Folkestone and Hythe District Council (FHDC) has blamed a combination of Covid-19 isolations and the national shortage of HGV drivers for the latest delay in collections.
The shortage of drivers has also impacted the district's Park and Ride pilot scheme, which has been suspended to allow Stagecoach to focus on its standard routes in the area.
On Wednesday, there were reportedly as many as 16 Veolia staff absent from work, leading the company to tell the council it needed to suspend garden collections to focus on clinical, waste, food and recycling rounds.
Councillor Stuart Peall, FHDC Cabinet Member for Enforcement, Regulatory Services, Waste & Building Control, said: “I do appreciate the difficulties this will raise for some residents, but on balance the council needs to prioritise clinical, food, refuse, and recycling rounds in the circumstances we are facing.
“We have had assurances from Veolia that this action will result in a positive impact on the remaining collections and we will of course seek to recoup losses to the council from Veolia.”
Residents who have signed up and paid for the annual service will receive a refund, but could be forced to wait almost nine months until the end of the financial year.
Whilst garden waste is not being collected, the council has encouraged residents to use local recycling centres; meaning any already full bins will need to be emptied and taken to the tip.
An FHDC spokesman said that the council was meeting regularly with Veolia to work on the 'unacceptable level' of missed bins, and will be seeking repayment for performance clauses not met within the contract and to cover other additional costs
The firm is working on amending the new routes and has set up its own call centre for missed bin reports to take pressure off the council’s Customer Services team.
The news has already sparked anger among some residents, while others have seemingly received word, with green bins left out on the street in Folkestone ready for colleciton.

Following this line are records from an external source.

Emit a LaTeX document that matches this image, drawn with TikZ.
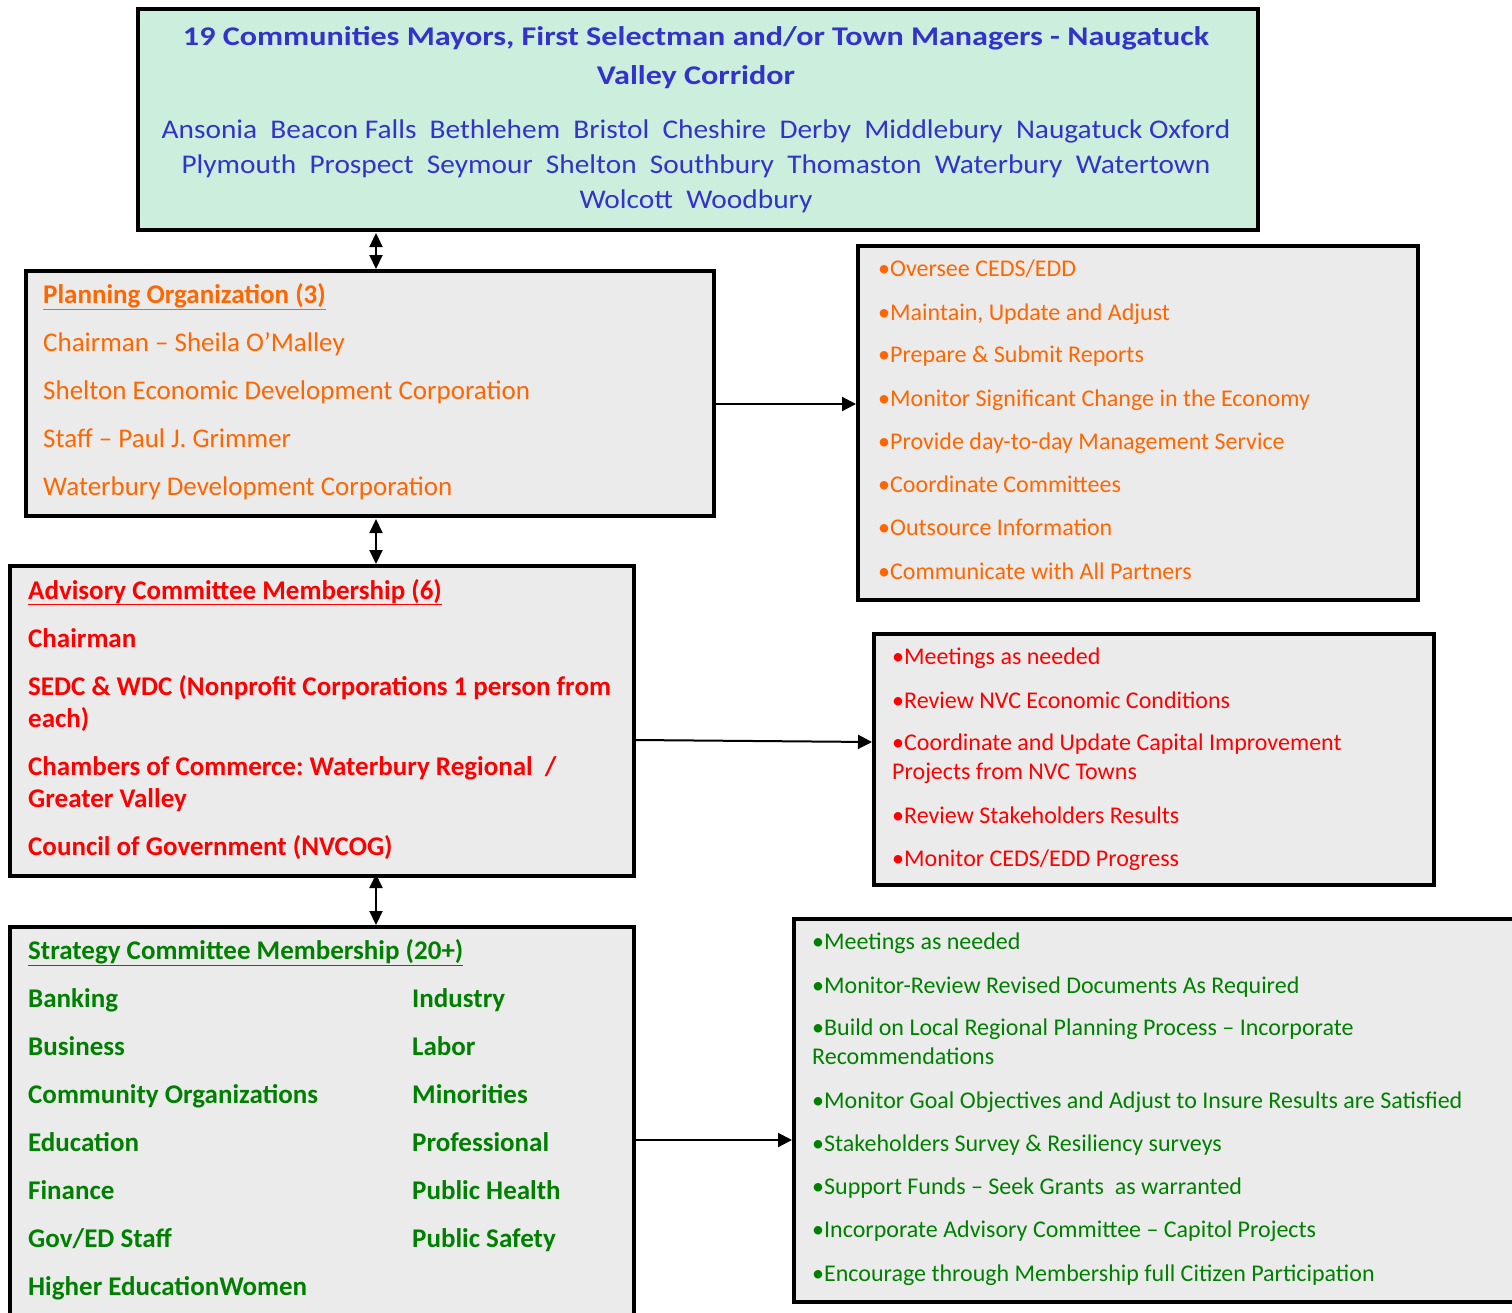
\documentclass[tikz,border=0pt]{standalone}
\usepackage{fontspec}
\usepackage{graphicx}
\setmainfont{Carlito}
\usetikzlibrary{arrows.meta}
\definecolor{tblue}{RGB}{51,51,204}
\definecolor{torange}{RGB}{255,102,0}
\definecolor{tred}{RGB}{255,0,0}
\definecolor{tgreen}{RGB}{0,128,0}
\definecolor{boxgray}{RGB}{235,235,235}
\definecolor{mint}{RGB}{204,238,221}
\frenchspacing
\begin{document}
\begin{tikzpicture}[x=1pt,y=-1pt,
  box/.style={draw=black, line width=4pt, fill=boxgray, anchor=north west, inner sep=0pt},
  txt/.style={anchor=base west, inner sep=0pt, font=\fontsize{27}{31}\selectfont},
  btxt/.style={txt, font=\fontsize{27}{31}\selectfont\bfseries},
  ltxt/.style={anchor=base west, inner sep=0pt, font=\fontsize{24}{28}\selectfont},
  ctxt/.style={anchor=base, inner sep=0pt, font=\fontsize{27}{31}\selectfont, text=tblue},
  conn/.style={line width=2pt, -{Triangle[length=14pt,width=14pt]}},
  dconn/.style={line width=2pt, {Triangle[length=14pt,width=13pt]}-{Triangle[length=14pt,width=13pt]}}
]
\useasboundingbox (0,0) rectangle (1512,1312);
\clip (0,0) rectangle (1512,1312);
\fill[white] (0,0) rectangle (1512,1312);

% boxes
\node[box, fill=mint, minimum width=1120pt, minimum height=221pt] (top) at (136,7) {};
\node[box, minimum width=688pt, minimum height=245pt] (plan) at (24,269) {};
\node[box, minimum width=560pt, minimum height=354pt] (olist) at (856,244) {};
\node[box, minimum width=624pt, minimum height=310pt] (adv) at (8,564) {};
\node[box, minimum width=560pt, minimum height=251pt] (rlist) at (872,632) {};
\node[box, minimum width=624pt, minimum height=420pt] (strat) at (8,925) {};
\node[box, minimum width=760pt, minimum height=383pt] (glist) at (792,917) {};

% top box text
\node[ctxt, font=\fontsize{27}{31}\selectfont\bfseries] (t1) at (696,45) {\scalebox{1.19}[1]{19 Communities Mayors, First Selectman and/or Town Managers - Naugatuck}};
\node[ctxt, font=\fontsize{27}{31}\selectfont\bfseries] (t2) at (696,84) {\scalebox{1.19}[1]{Valley Corridor}};
\node[ctxt] (t3) at (696,138) {\scalebox{1.087}[1]{Ansonia\ \ Beacon Falls\ \ Bethlehem\ \ Bristol\ \ Cheshire\ \ Derby\ \ Middlebury\ \ Naugatuck Oxford}};
\node[ctxt] (t4) at (696,173) {\scalebox{1.087}[1]{Plymouth\ \ Prospect\ \ Seymour\ \ Shelton\ \ Southbury\ \ Thomaston\ \ Waterbury\ \ Watertown}};
\node[ctxt] (t5) at (696,208) {\scalebox{1.09}[1]{Wolcott\ \ Woodbury}};

% planning
\begin{scope}[every node/.append style={text=torange}]
\node[btxt] (p0) at (43,303) {\underline{Planning Organization (3)}};
\node[txt] (p1) at (43,351) {Chairman – Sheila O’Malley};
\node[txt] (p2) at (43,399) {Shelton Economic Development Corporation};
\node[txt] (p3) at (43,447) {Staff – Paul J. Grimmer};
\node[txt] (p4) at (43,495) {Waterbury Development Corporation};
% orange list
\node[ltxt] (o1) at (878,276) {•Oversee CEDS/EDD};
\node[ltxt] (o2) at (878,320) {•Maintain, Update and Adjust};
\node[ltxt] (o3) at (878,362) {•Prepare \& Submit Reports};
\node[ltxt] (o4) at (878,406) {•Monitor Significant Change in the Economy};
\node[ltxt] (o5) at (878,449) {•Provide day-to-day Management Service};
\node[ltxt] (o6) at (878,492) {•Coordinate Committees};
\node[ltxt] (o7) at (878,535) {•Outsource Information};
\node[ltxt] (o8) at (878,579) {•Communicate with All Partners};
\end{scope}

% advisory
\begin{scope}[every node/.append style={text=tred}]
\node[btxt] (a0) at (28,599) {\underline{Advisory Committee Membership (6)}};
\node[btxt] (a1) at (28,647) {Chairman};
\node[btxt] (a2) at (28,695) {SEDC \& WDC (Nonprofit Corporations 1 person from};
\node[btxt] (a3) at (28,727) {each)};
\node[btxt] (a4) at (28,775) {Chambers of Commerce: Waterbury Regional\ \ /};
\node[btxt] (a5) at (28,807) {Greater Valley};
\node[btxt] (a6) at (28,855) {Council of Government (NVCOG)};
% red list
\node[ltxt] (r1) at (892,664) {•Meetings as needed};
\node[ltxt] (r2) at (892,708) {•Review NVC Economic Conditions};
\node[ltxt] (r3) at (892,750) {•Coordinate and Update Capital Improvement};
\node[ltxt] (r4) at (892,779) {Projects from NVC Towns};
\node[ltxt] (r5) at (892,823) {•Review Stakeholders Results};
\node[ltxt] (r6) at (892,866) {•Monitor CEDS/EDD Progress};
\end{scope}

% strategy
\begin{scope}[every node/.append style={text=tgreen}]
\node[btxt] (s0) at (28,959) {\underline{Strategy Committee Membership (20+)}};
\node[btxt] (s1) at (28,1007) {Banking};
\node[btxt] (s2) at (28,1055) {Business};
\node[btxt] (s3) at (28,1103) {Community Organizations};
\node[btxt] (s4) at (28,1151) {Education};
\node[btxt] (s5) at (28,1199) {Finance};
\node[btxt] (s6) at (28,1247) {Gov/ED Staff};
\node[btxt] (s7) at (28,1295) {Higher EducationWomen};
\node[btxt] (s8) at (412,1007) {Industry};
\node[btxt] (s9) at (412,1055) {Labor};
\node[btxt] (s10) at (412,1103) {Minorities};
\node[btxt] (s11) at (412,1151) {Professional};
\node[btxt] (s12) at (412,1199) {Public Health};
\node[btxt] (s13) at (412,1247) {Public Safety};
% green list
\node[ltxt] (g1) at (812,949) {•Meetings as needed};
\node[ltxt] (g2) at (812,993) {•Monitor-Review Revised Documents As Required};
\node[ltxt] (g3) at (812,1035) {•Build on Local Regional Planning Process – Incorporate};
\node[ltxt] (g4) at (812,1064) {Recommendations};
\node[ltxt] (g5) at (812,1108) {•Monitor Goal Objectives and Adjust to Insure Results are Satisfied};
\node[ltxt] (g6) at (812,1151) {•Stakeholders Survey \& Resiliency surveys};
\node[ltxt] (g7) at (812,1194) {•Support Funds – Seek Grants\ \ as warranted};
\node[ltxt] (g8) at (812,1237) {•Incorporate Advisory Committee – Capitol Projects};
\node[ltxt] (g9) at (812,1281) {•Encourage through Membership full Citizen Participation};
\end{scope}

% connectors
\draw[dconn] (376,0 |- top.south) ++(0,1) -- (376,0 |- plan.north);
\draw[dconn] (376,0 |- plan.south) ++(0,1) -- (376,0 |- adv.north);
\draw[dconn] (376,0 |- adv.south) ++(0,-4) -- (376,0 |- strat.north);
\draw[conn] (plan.east |- 0,404) -- (olist.west |- 0,404);
\draw[conn] (adv.east |- 0,740) -- (rlist.west |- 0,742);
\draw[conn] (strat.east |- 0,1140) -- (glist.west |- 0,1140);
\end{tikzpicture}
\end{document}
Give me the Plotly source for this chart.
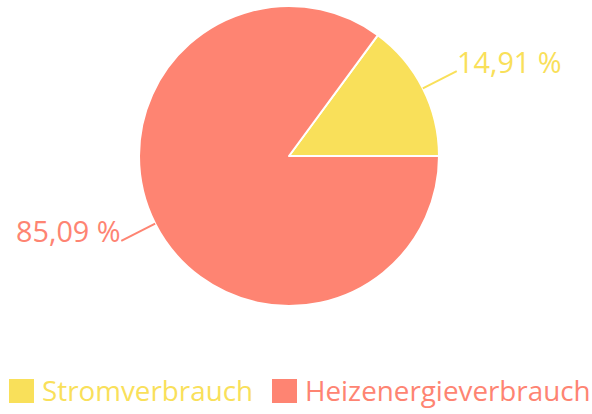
import math
import plotly.graph_objects as go

labels = ["Stromverbrauch", "Heizenergieverbrauch"]
values = [14.91, 85.09]
colors = ["#F9E05A", "#FE8472"]
label_texts = ["14,91 %", "85,09 %"]

W, H = 592, 414
cx, cy, R = 289, 156, 150
FONT = "Open Sans"

def px(x):
    return x / W

def py(y):
    return 1 - y / H

total = sum(values)
# first slice spans from 3 o'clock counterclockwise
rot = 90 - values[0] / total * 360

fig = go.Figure(go.Pie(
    labels=labels, values=values, sort=False, direction="counterclockwise",
    rotation=rot, textinfo="none", hoverinfo="label+percent",
    marker=dict(colors=colors, line=dict(color="white", width=2)),
    domain=dict(x=[px(cx - R), px(cx + R)], y=[py(cy + R), py(cy - R)]),
    showlegend=False,
))

shapes = []
annotations = []
cum = 0
for lab, v, col, txt in zip(labels, values, colors, label_texts):
    mid = (cum + v / 2) / total * 2 * math.pi
    cum += v
    ux, uy = math.cos(mid), -math.sin(mid)
    x0, y0 = cx + R * ux, cy + R * uy
    x1, y1 = cx + (R + 38) * ux, cy + (R + 38) * uy
    shapes.append(dict(type="line", xref="paper", yref="paper",
                       x0=px(x0), y0=py(y0), x1=px(x1), y1=py(y1),
                       line=dict(color=col, width=2)))
    right = ux >= 0
    annotations.append(dict(
        xref="paper", yref="paper", x=px(x1 + (-2 if right else 2)), y=py(y1 - 10),
        xanchor="left" if right else "right", yanchor="middle",
        text=txt, showarrow=False, font=dict(family=FONT, size=28.8, color=col)))

# manual legend
leg_x = [9, 272]
for lab, col, lx in zip(labels, colors, leg_x):
    shapes.append(dict(type="rect", xref="paper", yref="paper",
                       x0=px(lx), x1=px(lx + 25), y0=py(403), y1=py(379),
                       fillcolor=col, line=dict(width=0)))
    annotations.append(dict(
        xref="paper", yref="paper", x=px(lx + 31), y=py(390),
        xanchor="left", yanchor="middle", text=lab, showarrow=False,
        font=dict(family=FONT, size=27.8, color=col)))

fig.update_layout(
    width=W, height=H, margin=dict(l=0, r=0, t=0, b=0),
    paper_bgcolor="white", plot_bgcolor="white",
    shapes=shapes, annotations=annotations,
)
fig.write_html("out.html", config={"displayModeBar": False},
               post_script="document.body.style.margin='0';")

Folkestone resident Mark Hourahane told KentOnline: "I appreciate the staffing shortage is tricky and this may seem a good solution, but it causes additional problems for KCC recycling centres and residents, who are going to suffer in time lost, financially and probably having a smelly car.
"We had to book a garden waste trip the other week, by the time our slot came it stank and our car did for weeks.
"Elderly residents aren't going to be able to go to the dump, and what about people who don't have transport? There are a lot of people who are going to suffer".